Eric Martin wasn't as cute as I remembered him to be (I'm stupid, I already know that), but he was still able to hit the notes, though sustaining them was an altogether different affair; still, he had ways of playing around with the vocals so that he still winged the more difficult songs with flair. Paul Gilbert was his usual brilliant self and the crowd went crazy when he did his solos, but Billy Sheehan ended up the one to take my breath away--so much stage presence, that giant of a man, and those guitar rifts, holy molly! Apparently, he is who Mr. Big took its name from, and this new tidbit delighted me to no end. Pat Torpey, who has been diagnosed with Parkinsons Disease, still appeared on stage and drummed to "Just Take My Heart" and "Addicted to that Rush". For the rest of the night, his place was filled in by a drummer who was known to me only as "that bald guy". I just recently found out his name was Mark Starr. "To Be With You" and "Wild World" were my two least favorite numbers.

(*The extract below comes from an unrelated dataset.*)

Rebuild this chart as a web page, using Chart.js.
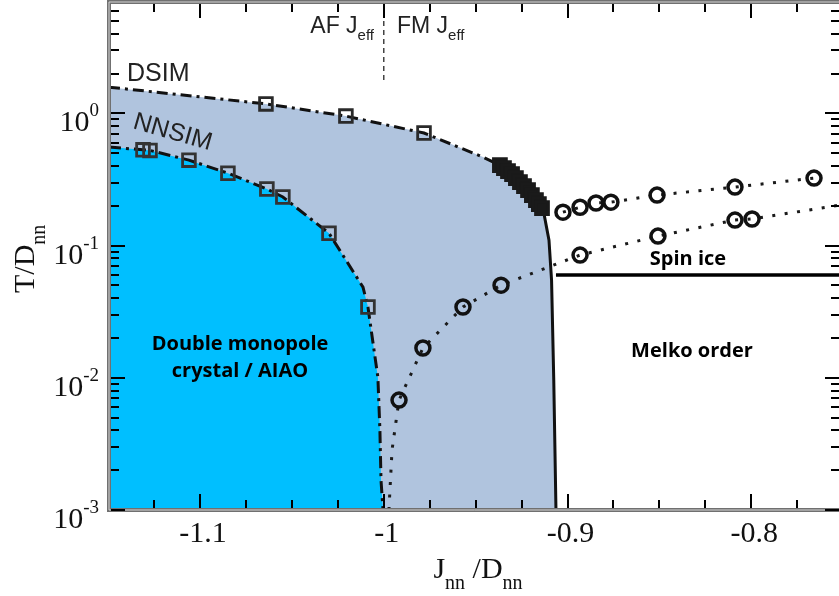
<!DOCTYPE html>
<html><head><meta charset="utf-8">
<script src="https://cdn.jsdelivr.net/npm/chart.js@4.4.1/dist/chart.umd.min.js"></script>
<style>html,body{margin:0;padding:0;background:#fff;overflow:hidden}#wrap{position:relative;width:839px;height:596px}canvas{display:block;position:absolute;left:0;top:0}</style>
</head><body>
<div id="wrap">
<canvas id="c" width="839" height="596"></canvas>
<canvas id="ov" width="839" height="596"></canvas>
</div>
<script>
// ---- axis ranges / ticks ----
const xMin = -1.1495, xMax = -0.7523;
const yMin = 0.001, yMax = 6.96;
const xTicks = [-1.1, -1, -0.9, -0.8];
const xTickLabels = ['-1.1', '-1', '-0.9', '-0.8'];
const yTicks = [1, 0.1, 0.01, 0.001];
const yTickExps = ['0', '-1', '-2', '-3'];

// ---- DSIM boundary (dash-dot) ----
const dsimLineX = [-1.1495, -1.0641, -1.0206, -0.9781, -0.9460, -0.9368, -0.9302, -0.9237, -0.9172, -0.9134];
const dsimLineY = [1.58, 1.18, 0.954, 0.710, 0.467, 0.406, 0.347, 0.282, 0.221, 0.192];
// solid continuation down to the bottom
const solidX = [-0.9134, -0.9101, -0.9087, -0.9075, -0.9063];
const solidY = [0.192, 0.110, 0.0548, 0.0096, 0.001];
// DSIM squares
const dsimSqX = [-1.0641, -1.0206, -0.9781];
const dsimSqY = [1.18, 0.954, 0.710];
// dense cluster of squares
const clusterX = [-0.9368, -0.9346, -0.9324, -0.9302, -0.9281, -0.9259, -0.9237, -0.9215, -0.9194, -0.9172, -0.9156, -0.9139];
const clusterY = [0.406, 0.386, 0.366, 0.347, 0.324, 0.302, 0.282, 0.263, 0.241, 0.221, 0.206, 0.192];

// ---- NNSIM boundary ----
const nnLineX = [-1.1495, -1.1310, -1.1272, -1.1060, -1.0848, -1.0636, -1.0549, -1.0298, -1.0113, -1.0086, -1.0059, -1.0032, -1.0021, -1.0015, -1.0004];
const nnLineY = [0.556, 0.530, 0.525, 0.443, 0.353, 0.268, 0.233, 0.124, 0.0485, 0.0343, 0.0186, 0.0101, 0.00403, 0.00168, 0.001];
const nnSqX = [-1.1310, -1.1272, -1.1060, -1.0848, -1.0636, -1.0549, -1.0298, -1.0086];
const nnSqY = [0.530, 0.525, 0.443, 0.353, 0.268, 0.233, 0.124, 0.0343];

// ---- circles: upper series ----
const upX = [-0.9025, -0.8932, -0.8845, -0.8764, -0.8513, -0.8089, -0.7659];
const upY = [0.179, 0.195, 0.210, 0.213, 0.241, 0.277, 0.324];
// ---- circles: lower series ----
const lowX = [-0.9917, -0.9787, -0.9569, -0.9362, -0.8932, -0.8508, -0.8089, -0.7996];
const lowY = [0.00678, 0.0168, 0.0343, 0.0502, 0.0848, 0.118, 0.156, 0.159];
const lowLineX = [-0.9972, -0.9955, -0.9933, -0.9917, -0.9787, -0.9569, -0.9362, -0.8932, -0.8508, -0.8089, -0.7996, -0.7523];
const lowLineY = [0.001, 0.00284, 0.00471, 0.00678, 0.0168, 0.0343, 0.0502, 0.0848, 0.118, 0.156, 0.159, 0.202];

// ---- spin ice line & AF/FM divider ----
const spinX = [-0.9063, -0.7523];
const spinY = [0.0598, 0.0598];
const divX = [-1, -1];
const divY = [1.79, 6.96];

const pts = (xs, ys) => xs.map((x, i) => ({x, y: ys[i]}));

function drawTicks(chart) {
  const octx = document.getElementById('ov').getContext('2d');
  const a = chart.chartArea;
  const xs = chart.scales.x, ys = chart.scales.y;
  octx.clearRect(0, 0, 839, 596);
  octx.fillStyle = '#000';
  for (let k = -46; k <= -30; k++) {
    const v = k * 0.025;
    if (v < xMin || v > xMax) continue;
    const px = Math.round(xs.getPixelForValue(v));
    const L = (k % 4 === 0) ? 14 : 8;
    octx.fillRect(px - 1, a.bottom - 2 - L, 2, L);
    octx.fillRect(px - 1, a.top + 2, 2, L);
  }
  for (let d = -3; d <= 0; d++) {
    for (let m = 1; m <= 9; m++) {
      const v = m * Math.pow(10, d);
      if (v > yMax) continue;
      const py = Math.round(ys.getPixelForValue(v));
      const L = m === 1 ? 14 : 8;
      octx.fillRect(a.left + 2, py - 1, L, 2);
      octx.fillRect(a.right - L, py - 1, L, 2);
    }
  }
}

const framePlugin = {
  id: 'frame',
  afterDraw(chart) {
    const ctx = chart.ctx, a = chart.chartArea;
    const xs = chart.scales.x, ys = chart.scales.y;
    ctx.save();
    ctx.setLineDash([]);
    // frame (double grey line)
    ctx.lineCap = 'square';
    ctx.strokeStyle = '#707070';
    ctx.lineWidth = 4;
    ctx.beginPath();
    ctx.moveTo(a.right + 3, a.top); ctx.lineTo(a.left, a.top); ctx.lineTo(a.left, a.bottom); ctx.lineTo(a.right + 3, a.bottom);
    ctx.stroke();
    ctx.strokeStyle = '#d4d4d4';
    ctx.lineWidth = 1;
    ctx.beginPath();
    ctx.moveTo(a.right + 3, a.top); ctx.lineTo(a.left, a.top); ctx.lineTo(a.left, a.bottom); ctx.lineTo(a.right + 3, a.bottom);
    ctx.stroke();

    // tick labels
    ctx.fillStyle = '#111';
    ctx.textBaseline = 'alphabetic';
    ctx.font = '30px "Liberation Serif", serif';
    ctx.textAlign = 'center';
    xTicks.forEach((v, i) => {
      ctx.fillText(xTickLabels[i], xs.getPixelForValue(v) + 3, 542);
    });
    yTicks.forEach((v, i) => {
      const py = ys.getPixelForValue(v);
      ctx.textAlign = 'right';
      ctx.font = '19px "Liberation Serif", serif';
      const sw = ctx.measureText(yTickExps[i]).width;
      ctx.fillText(yTickExps[i], 99, py + 3);
      ctx.font = '30px "Liberation Serif", serif';
      ctx.fillText('10', 99 - sw, py + 18);
    });

    // axis titles
    ctx.textAlign = 'left';
    const big = '30px "Liberation Serif", serif', small = '20px "Liberation Serif", serif';
    ctx.font = big; const wJ = ctx.measureText('J').width; const wD = ctx.measureText(' /D').width;
    ctx.font = small; const wn = ctx.measureText('nn').width;
    let sx = 478 - (wJ + wn * 2 + wD) / 2;
    ctx.font = big; ctx.fillText('J', sx, 578); sx += wJ;
    ctx.font = small; ctx.fillText('nn', sx, 589); sx += wn;
    ctx.font = big; ctx.fillText(' /D', sx, 578); sx += wD;
    ctx.font = small; ctx.fillText('nn', sx, 589);
    ctx.save();
    ctx.translate(34, 293);
    ctx.rotate(-Math.PI / 2);
    ctx.font = big; ctx.fillText('T/D', 0, 0);
    const wT = ctx.measureText('T/D').width;
    ctx.font = small; ctx.fillText('nn', wT, 11);
    ctx.restore();

    // AF / FM labels
    ctx.fillStyle = '#222';
    const sb = '23px "Liberation Sans", Arial, sans-serif', ss = '15px "Liberation Sans", Arial, sans-serif';
    ctx.font = sb; const wAF = ctx.measureText('AF J').width, wFM = ctx.measureText('FM J').width;
    ctx.font = ss; const we = ctx.measureText('eff').width;
    const ax = 374 - we - wAF;
    ctx.font = sb; ctx.fillText('AF J', ax, 33);
    ctx.font = ss; ctx.fillText('eff', ax + wAF, 40);
    ctx.font = sb; ctx.fillText('FM J', 397, 33);
    ctx.font = ss; ctx.fillText('eff', 397 + wFM, 40);

    // DSIM / NNSIM
    ctx.font = '25px "Liberation Sans", Arial, sans-serif';
    ctx.fillText('DSIM', 127, 81);
    ctx.save();
    ctx.translate(132, 128);
    ctx.rotate(16 * Math.PI / 180);
    ctx.fillText('NNSIM', 0, 0);
    ctx.restore();

    // region labels
    ctx.fillStyle = '#000';
    ctx.textAlign = 'center';
    ctx.font = 'bold 20px "Open Sans", sans-serif';
    ctx.fillText('Double monopole', 240, 350);
    ctx.fillText('crystal / AIAO', 240, 377);
    ctx.fillText('Melko order', 692, 357);
    ctx.fillText('Spin ice', 688, 265);
    ctx.restore();

    drawTicks(chart);
  }
};

const dotted = {borderColor: '#1a1a1a', borderWidth: 3, borderDash: [3, 9.5], pointRadius: 0, showLine: true, fill: false};
const dashdot = {borderColor: '#111', borderWidth: 3, borderDash: [11, 5, 3, 5], pointRadius: 0, showLine: true, fill: false};

new Chart(document.getElementById('c'), {
  type: 'scatter',
  data: {
    datasets: [
      {data: pts(dsimLineX.concat(solidX.slice(1)), dsimLineY.concat(solidY.slice(1))), showLine: true, pointRadius: 0, borderWidth: 0, borderColor: 'rgba(0,0,0,0)', backgroundColor: '#b0c4de', fill: 'start', order: 100},
      {data: pts(nnLineX, nnLineY), showLine: true, pointRadius: 0, borderWidth: 0, borderColor: 'rgba(0,0,0,0)', backgroundColor: '#00bfff', fill: 'start', order: 99},
      Object.assign({data: pts(dsimLineX, dsimLineY), order: 50}, dashdot),
      Object.assign({data: pts(nnLineX, nnLineY), order: 50}, dashdot, {borderDash: [12, 5, 3, 5]}),
      {data: pts(solidX, solidY), showLine: true, pointRadius: 0, borderColor: '#111', borderWidth: 3, fill: false, order: 50},
      {data: pts(spinX, spinY), showLine: true, pointRadius: 0, borderColor: '#000', borderWidth: 3.5, fill: false, order: 50},
      {data: pts(divX, divY), showLine: true, pointRadius: 0, borderColor: '#444', borderWidth: 1.5, borderDash: [5, 4], fill: false, order: 50},
      Object.assign({data: pts(upX, upY), order: 40}, dotted),
      Object.assign({data: pts(lowLineX, lowLineY), order: 40}, dotted),
      {data: pts(dsimSqX, dsimSqY), pointStyle: 'rect', pointRadius: 9, borderWidth: 2.8, borderColor: '#2a2a2a', backgroundColor: 'rgba(0,0,0,0)', order: 10},
      {data: pts(clusterX, clusterY), pointStyle: 'rect', pointRadius: 9, borderWidth: 3, borderColor: '#1a1a1a', backgroundColor: '#1a1a1a', order: 10},
      {data: pts(nnSqX, nnSqY), pointStyle: 'rect', pointRadius: 9, borderWidth: 2.8, borderColor: '#333', backgroundColor: 'rgba(0,0,0,0)', order: 10},
      {data: pts(upX, upY), pointStyle: 'circle', pointRadius: 7, borderWidth: 3.5, borderColor: '#111', backgroundColor: 'rgba(0,0,0,0)', order: 10},
      {data: pts(lowX, lowY), pointStyle: 'circle', pointRadius: 7, borderWidth: 3.5, borderColor: '#111', backgroundColor: 'rgba(0,0,0,0)', order: 10}
    ]
  },
  options: {
    responsive: false,
    animation: false,
    events: [],
    layout: {autoPadding: false, padding: {left: 109, top: 2, right: 0, bottom: 86}},
    plugins: {legend: {display: false}, tooltip: {enabled: false}},
    scales: {
      x: {type: 'linear', min: xMin, max: xMax, display: false},
      y: {type: 'logarithmic', min: yMin, max: yMax, display: false}
    }
  },
  plugins: [framePlugin]
});
</script>
</body></html>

Everything else was a roaring blast, as I had expected--and hoped--it would be. It was a relief that the band did not allow the sight of the empty seats to stop them from being in their element. They soared up to the high ceilings with their energy, more fired up and bigger than I have ever known them to be. There they were, a bunch of wonderfully talented musicians who've been playing for fans for 25 years; there they were, in their mid-fifties and having gone through as much of life's ups-and-downs as any other person could; there they were, older and better. I had a feeling that night was going to imprint itself on me for a while, and was I right. I'm writing this more than a week from that time, and I can still remember how they were, and how I was, watching them.
They didn't play "CDFF Lucky This Time", which is my favorite Mr. Big song, but I ended up not minding, at all. My pool was overflowing and it was one of the best feelings in the world. That night, I went home nostalgic, reminiscing how it was in the 90's, remembering my long, wavy, untreated hair and my afternoon trips to the diner with my friends, the little joys and heartbreaks, the weekends spent reading and waiting for my favorite songs to be played by faceless DJs, the light, airy evenings, wonderful little stuff that only fourteen-and-something-year-olds can know--and I felt young and stupid and happy, all over again. And so it goes that the things we loved and lost but keep loving, anyway, eventually find their way back to us, at some point or another, and music has just the power to bring it all back. And that unforgettable night, Mr. Big made it all happen for me.